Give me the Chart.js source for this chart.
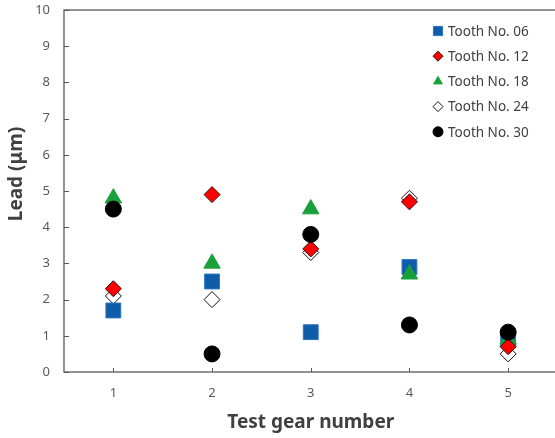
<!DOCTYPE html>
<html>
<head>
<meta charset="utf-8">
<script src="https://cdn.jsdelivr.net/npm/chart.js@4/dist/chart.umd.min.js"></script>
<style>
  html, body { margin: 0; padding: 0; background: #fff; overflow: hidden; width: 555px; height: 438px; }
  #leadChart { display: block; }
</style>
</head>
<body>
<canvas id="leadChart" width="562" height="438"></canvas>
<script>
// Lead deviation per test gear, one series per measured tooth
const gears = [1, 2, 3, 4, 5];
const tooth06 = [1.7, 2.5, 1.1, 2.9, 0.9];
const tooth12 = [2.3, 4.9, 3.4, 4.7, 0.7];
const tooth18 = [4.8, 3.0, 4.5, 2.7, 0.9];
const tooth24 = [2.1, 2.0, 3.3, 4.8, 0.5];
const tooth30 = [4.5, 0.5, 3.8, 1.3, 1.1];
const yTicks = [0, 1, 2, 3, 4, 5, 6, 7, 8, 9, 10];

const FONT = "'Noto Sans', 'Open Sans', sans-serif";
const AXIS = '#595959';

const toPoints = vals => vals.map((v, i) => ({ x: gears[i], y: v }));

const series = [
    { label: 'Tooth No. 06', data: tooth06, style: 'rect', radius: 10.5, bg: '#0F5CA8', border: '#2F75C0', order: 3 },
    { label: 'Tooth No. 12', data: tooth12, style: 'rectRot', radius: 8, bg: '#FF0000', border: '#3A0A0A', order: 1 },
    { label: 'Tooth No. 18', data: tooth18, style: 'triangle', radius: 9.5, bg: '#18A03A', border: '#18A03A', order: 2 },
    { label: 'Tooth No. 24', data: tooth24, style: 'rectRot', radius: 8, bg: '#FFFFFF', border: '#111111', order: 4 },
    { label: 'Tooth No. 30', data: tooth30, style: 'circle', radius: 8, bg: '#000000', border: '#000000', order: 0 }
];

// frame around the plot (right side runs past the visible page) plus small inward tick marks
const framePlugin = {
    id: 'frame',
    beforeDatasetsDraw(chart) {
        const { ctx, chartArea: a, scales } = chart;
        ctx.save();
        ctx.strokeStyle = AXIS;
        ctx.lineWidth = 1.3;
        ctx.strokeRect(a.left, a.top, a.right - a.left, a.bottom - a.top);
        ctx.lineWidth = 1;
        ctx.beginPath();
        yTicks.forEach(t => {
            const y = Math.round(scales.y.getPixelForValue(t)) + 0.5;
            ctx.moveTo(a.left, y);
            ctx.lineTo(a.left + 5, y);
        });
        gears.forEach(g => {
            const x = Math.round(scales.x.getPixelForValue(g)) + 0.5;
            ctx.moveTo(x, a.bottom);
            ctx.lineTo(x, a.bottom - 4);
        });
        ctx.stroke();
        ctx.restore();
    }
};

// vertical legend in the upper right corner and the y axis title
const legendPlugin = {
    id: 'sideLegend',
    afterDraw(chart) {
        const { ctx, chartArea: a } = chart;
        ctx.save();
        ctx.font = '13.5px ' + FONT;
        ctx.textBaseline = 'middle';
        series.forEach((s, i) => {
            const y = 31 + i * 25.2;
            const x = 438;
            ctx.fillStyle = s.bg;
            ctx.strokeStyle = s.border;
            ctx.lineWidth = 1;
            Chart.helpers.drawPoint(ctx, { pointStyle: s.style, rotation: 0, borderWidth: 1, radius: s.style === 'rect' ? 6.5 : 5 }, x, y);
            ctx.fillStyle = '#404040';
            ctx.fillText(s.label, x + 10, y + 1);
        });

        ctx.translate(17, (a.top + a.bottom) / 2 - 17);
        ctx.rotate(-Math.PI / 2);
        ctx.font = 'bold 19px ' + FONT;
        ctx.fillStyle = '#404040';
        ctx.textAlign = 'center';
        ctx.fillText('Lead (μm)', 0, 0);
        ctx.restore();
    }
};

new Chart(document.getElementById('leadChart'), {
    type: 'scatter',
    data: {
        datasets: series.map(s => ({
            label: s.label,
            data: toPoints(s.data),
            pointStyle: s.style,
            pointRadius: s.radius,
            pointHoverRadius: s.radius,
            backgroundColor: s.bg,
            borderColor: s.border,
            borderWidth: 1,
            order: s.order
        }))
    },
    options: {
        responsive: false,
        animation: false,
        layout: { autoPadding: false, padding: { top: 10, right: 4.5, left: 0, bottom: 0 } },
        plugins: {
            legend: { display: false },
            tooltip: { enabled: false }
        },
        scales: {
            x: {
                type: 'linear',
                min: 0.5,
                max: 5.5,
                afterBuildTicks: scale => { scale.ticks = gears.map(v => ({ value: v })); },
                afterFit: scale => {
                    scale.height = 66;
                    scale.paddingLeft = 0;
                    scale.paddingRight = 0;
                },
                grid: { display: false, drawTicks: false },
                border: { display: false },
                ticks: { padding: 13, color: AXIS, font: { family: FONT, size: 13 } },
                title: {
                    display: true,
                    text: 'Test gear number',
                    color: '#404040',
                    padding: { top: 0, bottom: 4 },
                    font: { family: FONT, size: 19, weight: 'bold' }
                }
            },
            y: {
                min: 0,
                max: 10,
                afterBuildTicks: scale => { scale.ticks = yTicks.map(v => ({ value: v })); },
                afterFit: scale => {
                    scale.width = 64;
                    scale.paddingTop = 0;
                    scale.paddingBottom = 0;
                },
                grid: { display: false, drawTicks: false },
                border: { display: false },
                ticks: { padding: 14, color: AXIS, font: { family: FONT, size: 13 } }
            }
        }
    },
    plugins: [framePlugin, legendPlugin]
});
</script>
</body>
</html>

────────────────────────────────────────

*Directions:* Quote, exactly and only, the lines from the first line of the data above through the line containing "const toPoints = vals". The pictures do not belong in it.

*Result for this exercise:*
Give me the Chart.js source for this chart.
<!DOCTYPE html>
<html>
<head>
<meta charset="utf-8">
<script src="https://cdn.jsdelivr.net/npm/chart.js@4/dist/chart.umd.min.js"></script>
<style>
  html, body { margin: 0; padding: 0; background: #fff; overflow: hidden; width: 555px; height: 438px; }
  #leadChart { display: block; }
</style>
</head>
<body>
<canvas id="leadChart" width="562" height="438"></canvas>
<script>
// Lead deviation per test gear, one series per measured tooth
const gears = [1, 2, 3, 4, 5];
const tooth06 = [1.7, 2.5, 1.1, 2.9, 0.9];
const tooth12 = [2.3, 4.9, 3.4, 4.7, 0.7];
const tooth18 = [4.8, 3.0, 4.5, 2.7, 0.9];
const tooth24 = [2.1, 2.0, 3.3, 4.8, 0.5];
const tooth30 = [4.5, 0.5, 3.8, 1.3, 1.1];
const yTicks = [0, 1, 2, 3, 4, 5, 6, 7, 8, 9, 10];

const FONT = "'Noto Sans', 'Open Sans', sans-serif";
const AXIS = '#595959';

const toPoints = vals => vals.map((v, i) => ({ x: gears[i], y: v }));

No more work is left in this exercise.